Getting back to the sketch, which is named after the popular show How I Met Your Mother, this is the edgiest sketch from Girliyapa starring Devika (Aakanksha Thakur) telling her family members that her husband Arun (Anandeshwar Dwivedi) has been raping her, to which the family keeps on joking that it’s not rape, but intense love-making.

The video shows the entire family discuss the boundaries of consent wondering, why their daughter was making much ado about nothing. There are biting take downs of patriarchy, as every question about consent is mansplained with how the guy is making all the sacrifices for his loving wife.

Watch the video below:

In case you were wondering about the prevalence of the problem, a 2014 study by the International Centre for Women (ICRW) and United Nations Population Fund which conducted a study in eight states, found that the vast majority of sexual violence were reported within marriage while only 2.3% of the rape that women reported were by men other than their husbands.  Even more shockingly, one out of three men admitted to having forced a sexual act upon their wives/partners.

Where does the current government stand on marital rape?
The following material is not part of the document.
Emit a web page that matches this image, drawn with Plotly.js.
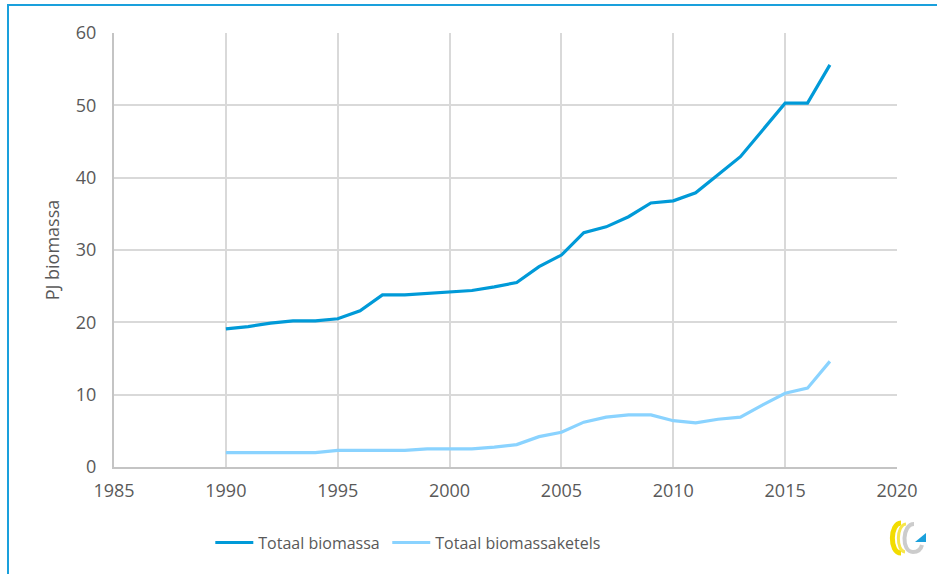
<!DOCTYPE html>
<html>
<head>
<meta charset="utf-8">
<script src="https://cdn.plot.ly/plotly-3.0.1.min.js"></script>
<style>
html,body{margin:0;padding:0;background:#fff;}
#wrap{position:relative;width:937px;height:574px;overflow:hidden;}
#chart{position:absolute;left:0;top:0;width:937px;height:574px;}
#frame{position:absolute;left:7px;top:4px;width:940px;height:600px;border-top:2px solid #1aa0dc;border-left:2px solid #1aa0dc;pointer-events:none;}
#logo{position:absolute;left:884px;top:519px;}
</style>
</head>
<body>
<div id="wrap">
<div id="chart"></div>
<div id="frame"></div>
<svg id="logo" width="46" height="38" viewBox="0 0 46 38">
  <path d="M30 5 C18 5 17 33 29 33 C34 33 37 30 38 26" stroke="#cccccc" stroke-width="4" fill="none"/>
  <path d="M17 4 C6 4 5 34 17 34" stroke="#f2dc00" stroke-width="5" fill="none"/>
  <path d="M22 5 C12 6 12 32 21 33" stroke="#f7e64a" stroke-width="3" fill="none"/>
  <path d="M31 23 L42 14 L42 23 Z" fill="#1aa0dc"/>
</svg>
</div>
<script>
const years = [1990,1991,1992,1993,1994,1995,1996,1997,1998,1999,2000,2001,2002,2003,2004,2005,2006,2007,2008,2009,2010,2011,2012,2013,2014,2015,2016,2017];
const totaalBiomassa = [19.1,19.4,19.9,20.2,20.2,20.5,21.6,23.8,23.8,24.0,24.1,24.4,24.9,25.5,27.7,29.3,32.4,33.2,34.6,36.5,36.8,37.9,40.4,42.9,46.6,50.3,50.3,55.6];
const totaalBiomassaketels = [2.0,2.0,2.0,2.0,2.0,2.3,2.3,2.3,2.3,2.5,2.5,2.5,2.75,3.1,4.2,4.8,6.2,6.9,7.2,7.2,6.4,6.1,6.6,6.9,8.6,10.2,10.9,14.6];
const seriesNames = ['Totaal biomassa','Totaal biomassaketels'];
const xTicks = [1985,1990,1995,2000,2005,2010,2015,2020];
const yTicks = [0,10,20,30,40,50,60];

const font = '"Open Sans", "Noto Sans", sans-serif';
const legFont = {family:font, size:16, color:'#595959'};
const traces = [
  {x: years, y: totaalBiomassa, name: seriesNames[0], type:'scatter', mode:'lines',
   line:{color:'#009ad8', width:3.2}, legend:'legend'},
  {x: years, y: totaalBiomassaketels, name: seriesNames[1], type:'scatter', mode:'lines',
   line:{color:'#8ad3ff', width:3.2}, legend:'legend2'}
];
const layout = {
  width:937, height:574,
  margin:{l:114, r:40, t:33, b:107},
  paper_bgcolor:'#fff', plot_bgcolor:'#fff',
  font:{family:font, color:'#595959', size:18},
  showlegend:true,
  legend:{orientation:'h', x:0.123, xanchor:'left', y:-0.135, yanchor:'top', font:legFont, itemwidth:38},
  legend2:{orientation:'h', x:0.349, xanchor:'left', y:-0.135, yanchor:'top', font:legFont, itemwidth:38},
  xaxis:{range:[1985,2020], tickvals:xTicks, ticktext:xTicks.map(String),
    showgrid:true, gridcolor:'#d9d9d9', gridwidth:2,
    showline:true, linecolor:'#c4c4c4', linewidth:2, zeroline:false,
    ticks:'', ticklabelstandoff:6, tickfont:{family:font, size:18, color:'#595959'}, fixedrange:true},
  yaxis:{range:[0,60], tickvals:yTicks, ticktext:yTicks.map(String),
    showgrid:true, gridcolor:'#d9d9d9', gridwidth:2,
    showline:true, linecolor:'#c4c4c4', linewidth:2, zeroline:false,
    ticks:'', ticklabelstandoff:12, tickfont:{family:font, size:18, color:'#595959'},
    title:{text:'PJ biomassa', font:{family:font, size:18, color:'#595959'}, standoff:12}, fixedrange:true}
};
Plotly.newPlot('chart', traces, layout, {displayModeBar:false, staticPlot:true});
</script>
</body>
</html>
The current government's Minister for Women and Child Development Maneka Gandhi has gone back and forth on criminalising marital rape, stating in parliament that the concept can’t be ‘suitably applied in the Indian context’.
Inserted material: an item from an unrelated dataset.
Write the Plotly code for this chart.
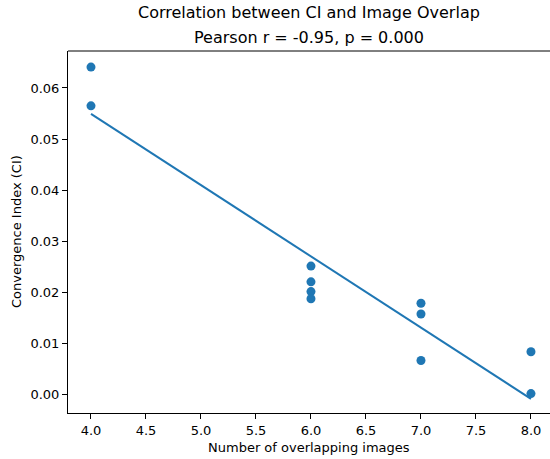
import numpy as np
import plotly.graph_objects as go

# Data
overlap_images = [4, 4, 6, 6, 6, 6, 7, 7, 7, 8, 8]
convergence_index = [0.0641, 0.0565, 0.0251, 0.0220, 0.0201, 0.0187,
                     0.0178, 0.0157, 0.0066, 0.0083, 0.0001]
x_ticks = [4.0, 4.5, 5.0, 5.5, 6.0, 6.5, 7.0, 7.5, 8.0]
y_ticks = [0.00, 0.01, 0.02, 0.03, 0.04, 0.05, 0.06]
title_line1 = "Correlation between CI and Image Overlap"
title_line2 = "Pearson r = -0.95, p = 0.000"
x_label = "Number of overlapping images"
y_label = "Convergence Index (CI)"

x = np.array(overlap_images, dtype=float)
y = np.array(convergence_index)
slope, intercept = np.polyfit(x, y, 1)
fit = slope * x + intercept

BLUE = "#1f77b4"
FONT = "DejaVu Sans"

fig = go.Figure()
fig.add_trace(go.Scatter(x=x, y=y, mode="markers",
                         marker=dict(color=BLUE, size=9, line=dict(width=0)),
                         showlegend=False))
fig.add_trace(go.Scatter(x=x, y=fit, mode="lines",
                         line=dict(color=BLUE, width=2),
                         showlegend=False))

axis_common = dict(showgrid=False, zeroline=False, showline=True,
                   linecolor="black", linewidth=1, ticks="outside",
                   ticklen=5, tickwidth=1, tickcolor="black",
                   automargin=False,
                   tickfont=dict(family=FONT, size=13, color="black"))

def txt(size):
    return dict(family=FONT, size=size, color="black")

fig.update_layout(
    width=550, height=459,
    margin=dict(l=68, r=0, t=51, b=46),
    plot_bgcolor="white", paper_bgcolor="white",
    font=dict(family=FONT, color="black"),
    xaxis=dict(range=[3.791, 8.173], tickvals=x_ticks,
               ticktext=[f"{v:.1f}" for v in x_ticks], **axis_common),
    yaxis=dict(range=[-0.0037, 0.06725], tickvals=y_ticks,
               ticktext=[f"{v:.2f}" for v in y_ticks], **axis_common),
    shapes=[dict(type="line", xref="paper", yref="paper", x0=0, x1=1,
                 y0=1, y1=1, line=dict(color="black", width=1))],
    annotations=[
        dict(text=title_line1, xref="paper", yref="paper", x=0.5, y=1,
             xanchor="center", yanchor="middle", yshift=39,
             showarrow=False, font=txt(16)),
        dict(text=title_line2, xref="paper", yref="paper", x=0.5, y=1,
             xanchor="center", yanchor="middle", yshift=14,
             showarrow=False, font=txt(16)),
        dict(text=x_label, xref="paper", yref="paper", x=0.5, y=0,
             xanchor="center", yanchor="middle", yshift=-34,
             showarrow=False, font=txt(13)),
        dict(text=y_label, xref="paper", yref="paper", x=0, y=0.5,
             xanchor="center", yanchor="middle", xshift=-52, textangle=-90,
             showarrow=False, font=txt(13)),
    ],
)

fig.write_html("out.html",
               config={"displayModeBar": False},
               post_script="document.body.style.margin='0';"
                           "document.body.style.padding='0';"
                           "document.body.style.overflow='hidden';")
However, she later changed her stance, replying to question at an event to launch 'Beti Bachao Beti Padhao' campaign on whether there is an attempt to push for criminalisation of marital rape, she said: “Now there is".

In parliament, Gandhi had said, "It is considered that the concept of marital rape, as understood internationally, cannot be suitably applied in the Indian context due to various factors e.g. level of education/illiteracy, poverty, myriad social customs and values, religious beliefs, mindset of the society to treat marriage as sacrament, etc."

The Justice Verma Committee (which came into being after the events of December 2012) recommended doing away with the marital rape clause. Their report read: “Under the Indian Penal Code sexual intercourse without consent is prohibited. However, an exception to the offence of rape exists in relation to un- consented sexual intercourse by a husband upon a wife. The Committee recommended that the exception to marital rape should be removed. Marriage should not be considered as an irrevocable consent to sexual acts.”

Perhaps, this video will help Maneka Gandhi make up her mind.